シロスタゾールの認知症への効果

シロスタゾールは抗血小板薬として脳梗塞治療薬などに使用されますが、認知症に有効性があると言われています。

中でも、MCI(軽度認知障害)に対しての有効性を耳にします。

今回はシロスタゾールの認知症への効果について調べてみました。

有効性の文献

2004年~2009年で台湾においてシロスタゾールの認知症に対する有効性を検証した文献があります。

『シロスタゾール使用は認知症リスクの低下と関連する全国的コホート研究

この文献の見解では、

「シロスタゾールの使用が認知症を発症するリスクを減らす可能性があり、高い累積投与量が認知症のリスクをさらに減らすことを示唆しています。これらの所見は、ランダム化臨床試験でさらに検討する必要があります。」

とあります。

認知症のリスクを減らす可能性はありそうかな・・・

まだこれだけでは何とも言えなさそうですね。

治験

実際に有用性を確認するために治験(臨床試験)が行われました。

2015年5、6月に治験がスタートしています。

<以下概要>

対象者:MCI(軽度認知障害)

用法用量:シロスタゾール50mg錠1回1錠 1日2回経口投与

投与期間:96週継続

評価:MMSEスコア(認知機能テスト)

➜『治験内容詳細

この治験に至るまでに「シロスタゾールの有益性がわかっていた」ので、立証する目的だったんだね。

ちなみに現在2021年2月時点において、シロスタゾールの認知症の適応はまだとれていません。

ですが、MCIに対して有効とする臨床報告を耳にして、実際に使用する医師もいます。

作用機序は?

ではシロスタゾールのどういう作用機序から認知症に有効なのでしょうか?

抗血小板作用(血液サラサラ)だけでは説明が難しいようです。

動物実験の結果,シロスタゾールは血管の壁に沈着するアミロイドβという老廃物の排泄を「血管周囲ドレナージ経路」 に沿って促進することが明らかになりました。
したがって,シロスタゾールは抗血小板薬として脳梗塞を予防することに加え,血管に直接作用して老廃物の排泄を促進することで,認知症の進行をくいとめることが期待されています。

日本医事新報社「認知症に対するシロスタゾールの効果はどう期待できますか?」 より引用

脳血管に沈着する老廃物(アミロイドβ)を、脳血管を通じて「脳外に排出する」ってことだね。

(→引用元サイトでは図解あり)

このように認知症では脳内に老廃物アミロイドβが蓄積されることが知られていますが、シロスタゾールはアミロイドβの蓄積を脳外に流し去る作用を有することが、認知症に対する効果と考えられています。

副作用は・・・

シロスタゾールの副作用は頭痛、動悸、頻脈、出血など主にあります。

これは脳血管拡張による頭痛や、心臓にも影響が出るため心拍数が上がることによります。

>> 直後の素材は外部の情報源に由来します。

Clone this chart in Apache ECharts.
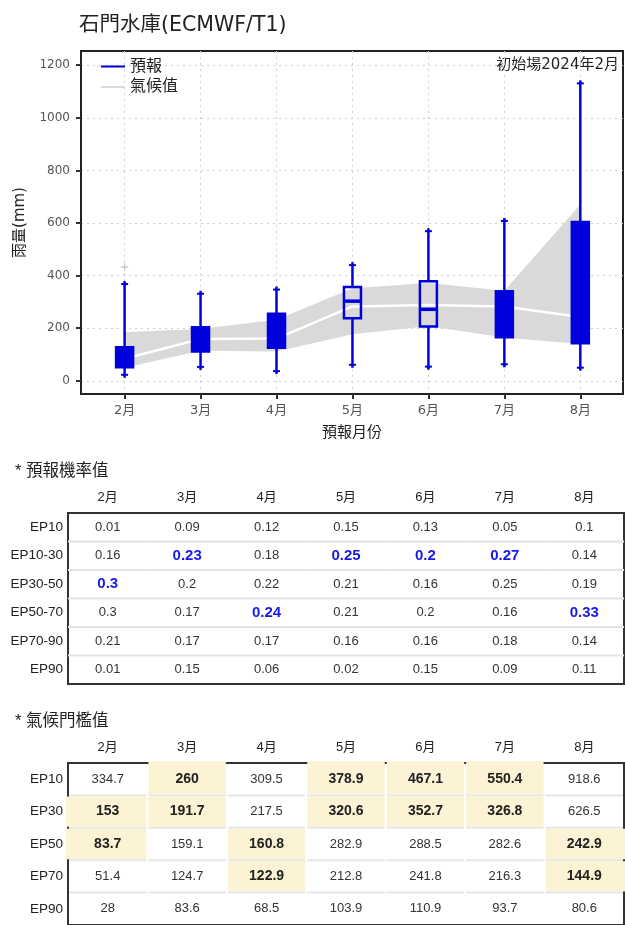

自覚症状などで発覚することが多く、その場合中止になります。

(脳出血など自分ではわからないこともありますが)

MCIには通常用の半分の用量なので、副作用も少ない傾向にはなるかな。

脳梗塞治療など通常用量ではシロスタゾールは1回100mg、1日2回で使用します。

中には上記の用量で副作用が出たり、他に抗凝固薬を併用している場合は出血リスクを考慮して半量の1回50㎎、1日2回で投与することもあります。

MCIへの臨床用量は治験の用量と同じく1回50㎎、1日2回で投与されます。

全例に有効ではない

認知症、中でもMCIに有効とされているシロスタゾールですが、まだ適応外ということで一般的に推奨されている薬ではないです。

また、認知症に対する有効性というのは、「進行抑制」という意味での有効性が大きいため、判定が難しくもあります。

「シロスタゾールを投与したらよくなる」ということは断定できないですが、一つの治療手段という位置づけになり得るのではないでしょうか。

最後まで読んでいただき、ありがとうございました。